The constraints (for output variables) may be prefixed by the constraint modifiers = and &. = marks a variable as write-only, that is, the variable is never read, only written. & marks a variable as "earlyclobber", that is the variable will be modified before all input operands are used. Thus, the earlyclobber (output) variable cannot lie at a location used by any input operand (because the input variable will be overwritten by the earlyclobber variable before being read).

Examples

int main(void)
{
        int foo = 10, bar = 15;
        __asm__ __volatile__("addl  %%ebx,%%eax"
                             :"=a"(foo)
                             :"a"(foo), "b"(bar)
                             );
        printf("foo+bar=%d\n", foo);
        return 0;
}

Here we instruct gcc to store foo in eax (constraint a) and bar in ebx (constraint b). We further declare that foo is only written (constraint modifier =). No registers are clobbered besides the declared output registers.

__asm__ __volatile__( "   lock       ;\n"
                      "   addl %1,%0 ;\n"
                      : "=m"  (my_var)
                      : "ir"  (my_int), "m" (my_var)
                      : /* no clobber-list */
                      );

This executes an atomic addition (because of the prepended lock). my_var is declared as write-only (constraint modifier =) and can reside at a memory location (constraint m). my_int is declared an integer (constraint i) and must reside in a register (constraint r).

__asm__ __volatile__( "decl %0; sete %1"
                      : "=m" (my_var), "=q" (cond)
                      : "m" (my_var) 
                      : "memory"
                      );

This decreases my_var (instruction dec) and sets cond if the resulting value is zero (instruction sete). my_var resides in memory, whilecondis ineax,ebx,ecx, oredx(constraint q`).

 __asm__ __volatile__( "btsl %1,%0"
                      : "=m" (ADDR)
                      : "Ir" (pos)
                      : "cc"
                      );

This sets a bit (instruction bts) in ADDR at position pos. ADDR is in memory (constraint m), and pos is in a register (constraint r) and an integer constant with value 0-31 (x86 constraint I). The instruction clobbers the condition flags (word cc in clobber list).

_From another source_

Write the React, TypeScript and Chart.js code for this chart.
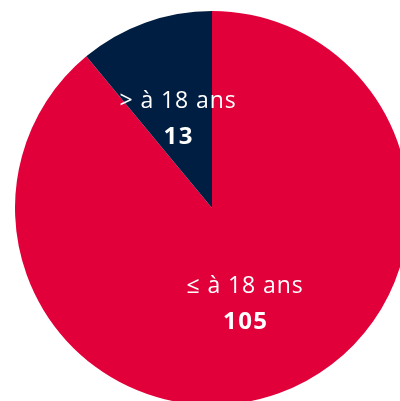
import React, { useEffect, useRef } from "react";
import { Chart, registerables } from "chart.js";
Chart.register(...registerables);

const categories = ["≤ à 18 ans", "> à 18 ans"];
const values = [105, 13];
const colors = ["#E2003B", "#001E41"];

const labelPlugin = {
  id: "sliceLabels",
  afterDatasetsDraw(chart: any) {
    const ctx = chart.ctx;
    const meta = chart.getDatasetMeta(0);
    const offsets = [
      { dx: 33, dy: 85 },
      { dx: -34, dy: -100.5 },
    ];
    meta.data.forEach((arc: any, i: number) => {
      const x = arc.x + offsets[i].dx;
      const y = arc.y + offsets[i].dy;
      ctx.save();
      ctx.fillStyle = "#ffffff";
      ctx.textAlign = "center";
      ctx.textBaseline = "alphabetic";
      ctx.letterSpacing = "0.9px";
      ctx.font = "23px 'Open Sans'";
      ctx.fillText(categories[i], x, y);
      ctx.letterSpacing = "1.5px";
      ctx.font = "bold 24px 'Open Sans'";
      ctx.fillText(String(values[i]), x + 0.75, y + 36);
      ctx.restore();
    });
  },
};

export default function App() {
  const ref = useRef<HTMLCanvasElement>(null);
  useEffect(() => {
    if (!ref.current) return;
    const chart = new Chart(ref.current, {
      type: "pie",
      data: {
        labels: categories,
        datasets: [{ data: values, backgroundColor: colors, borderWidth: 0 }],
      },
      options: {
        responsive: false,
        animation: false,
        plugins: { legend: { display: false }, tooltip: { enabled: false } },
        layout: { padding: 0 },
      },
      plugins: [labelPlugin],
    });
    return () => chart.destroy();
  }, []);
  return (
    <div style={{ position: "fixed", left: 15, top: 11, width: 394, height: 394 }}>
      <canvas ref={ref} width={394} height={394} />
    </div>
  );
}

Further links and ressources

As mentioned above, this document is a compilation of the gcc inline assembler howto. Other sources on gcc inline assembler include Brennan’s Guide to Inline Assembly. The Linux Assembly projects shows how to make syscalls with assembler (the examples use the definitions mentioned in linasm-src.html) and also has a list of tutorials for assembler programs


[1] gcc does that before optimization, that is, your assembler code may be moved around or even deleted during optimization. To avoid this, add volatile (or __volatile__, if volatile is a name in your program) after asm (or __asm__).

[2] You can refer to global static variables with _varname within the assembler instruction. For all other variables, use the extended syntax.